At the same time, scientists are finding that these mystical experiences seem to mediate the therapeutic effect that psychedelics trigger, raising the question of whether the ability to reliably induce them might be a good thing. In one systematic review from 2022, researchers at King’s College, London found that having a mystical experience was positively correlated with better treatment outcomes for conditions like PTSD and addiction in 10 out of 12 studies, suggesting that something other than just neuroplasticity is involved in how psychedelics heal.
Eventually, says Michael Ferguson, a neuroscientist who has held faculty appointments at both Harvard Medical School and Divinity School, the prickly paradigms of science and spirituality will stop competing when it comes to psychedelics. It will become accepted knowledge, he predicts, that “these medical, clinical outcomes flow from spiritual foundations.”
Ferguson, who was raised LDS himself and directs the choir in his Cambridge congregation is attempting to develop the field of neurospirituality, inspired by an epiphany he had as a postdoctorate that neural architecture, Aristotle, and Teresa of Avila were all gesturing towards the same thing: that every human may possess an “interior castle,” or a “divine indwelling,” where spirit resides.
When I catch up with him, he is about to embark on a pilgrimage to Our Lady of Fátima in Portugal. I tell him about one of my sources, Angela DiGiovanni, a former fundamentalist Mormon who left her plural marriage after trying psilocybin under the stars in Arkansas, and seeing God as a female force who helped her give birth to the Earth.

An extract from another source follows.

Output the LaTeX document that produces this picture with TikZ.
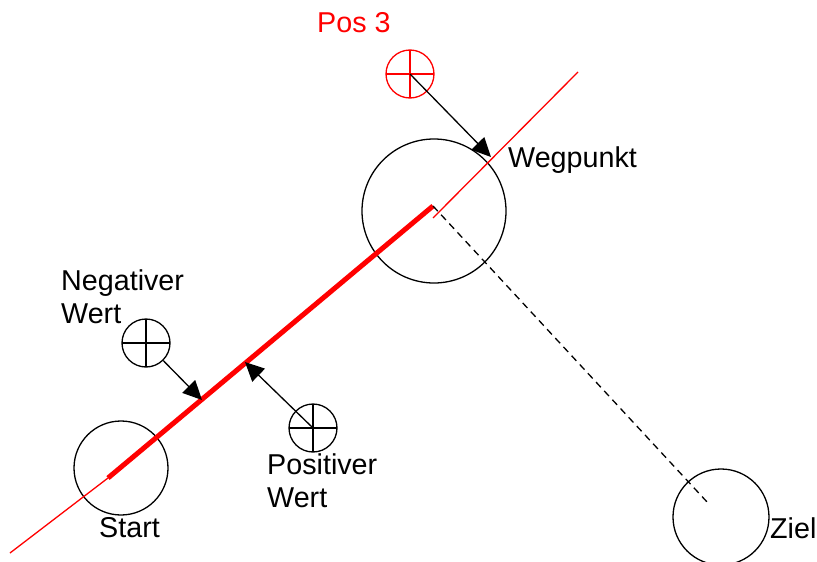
\documentclass[tikz,border=0pt]{standalone}
\usepackage{fontspec}
\setmainfont{Liberation Sans}
\usetikzlibrary{arrows.meta}
\tikzstyle{kreis} = [circle, draw=black, line width=1.3pt, inner sep=0pt]
\tikzstyle{ziel} = [circle, draw=black, line width=1.3pt, inner sep=0pt, minimum size=48pt,
    path picture={\draw[line width=1.3pt] (path picture bounding box.north) -- (path picture bounding box.south)
    (path picture bounding box.west) -- (path picture bounding box.east);}]
\tikzstyle{beschriftung} = [anchor=base west, inner sep=0pt, font=\fontsize{28.7}{33}\selectfont, align=left]
\tikzstyle{pfeil} = [line width=1.3pt, -{Triangle[length=19pt,width=18pt]}]

\begin{document}
\begin{tikzpicture}[x=1pt, y=-1pt]
        \useasboundingbox (0,0) rectangle (817,562);

        \node (start) [kreis, minimum size=94pt]  at (121,468) {};
        \node (weg)   [kreis, minimum size=144pt] at (434,211) {};
        \node (zielk) [kreis, minimum size=96pt]  at (721,517) {};

        \node (pos3) [ziel, draw=red, path picture={\draw[red, line width=1.3pt] (path picture bounding box.north) -- (path picture bounding box.south)
            (path picture bounding box.west) -- (path picture bounding box.east);}] at (410,74) {};
        \node (neg) [ziel] at (146,343) {};
        \node (pos) [ziel] at (313,428) {};

        \coordinate (a0) at (10,553);
        \coordinate (a1) at (108,478);
        \coordinate (a2) at (433,206);
        \coordinate (b1) at (433,218);
        \coordinate (b2) at (578,72);
        \coordinate (z)  at (708,503);
        \coordinate (p3) at (491,157);
        \coordinate (n1) at (202,400);
        \coordinate (p1) at (245,362);

        \draw[red, line width=1.3pt] (a0) -- (a1);
        \draw[red, line width=1.3pt] (b1) -- (b2);
        \draw[red, line width=5pt] (a1) -- (a2);
        \draw[dashed, line width=1.3pt, dash pattern=on 7pt off 5pt] (a2) -- (z);

        \draw[pfeil] (pos3.center) -- (p3);
        \draw[pfeil] (neg) -- (n1);
        \draw[pfeil] (pos.center) -- (p1);

        \node (t1) [beschriftung, text=red] at (317,32) {Pos 3};
        \node (t2) [beschriftung] at (508,167) {Wegpunkt};
        \node (t3) [beschriftung] at (61,323) {Negativer\\Wert};
        \node (t4) [beschriftung] at (267,507) {Positiver\\Wert};
        \node (t5) [beschriftung] at (99,537) {Start};
        \node (t6) [beschriftung] at (770,538) {Ziel};
    \end{tikzpicture}
\end{document}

Afterwards, she understood herself to be the “the tentacles of God,” tasting and probing reality. She also shared another insight I have heard time and again: The divine cannot be found externally. “God is not in that structure” she recounted, referring to the granite temple in Salt Lake City. “He is inside of us.”
Why, I wanted to know, do so many of my sources seem to have similar psychedelic experiences, other than the fact that they are mostly white, American, and Mormon? And what to make of the fact that their trips often do not sound very white, American, or Mormon at all? Does it all boil down to set and setting? Or is it possible that there is also such a thing as a universal mystical experience, like Stace believed?
“I don’t know how there could not be,” Ferguson answers. He points to the fact that human brains “share far more of a common wiring diagram than the things that make us different,” and says that academic resistance to our shared humanity is, essentially, political.
“I think that there is a well-placed anxiety that if we’re exclusively describing spirituality in terms of a universal pattern, that might erase or render invisible communities that have been historically marginalized and oppressed,” he elaborates.
At the same time, he says, across cultures, “there is this recurring motif that there is a great unity to life, and that we are all co-participants in that great unity, and that when we connect to that harmony of all of life, that there is this joy and this bliss that emerges from the individual harmonization with that great unity of life.”
Call it samadhi or call it rapture. However else psychedelics may be impacting society, they are also granting direct access to it for millions of people for the first time.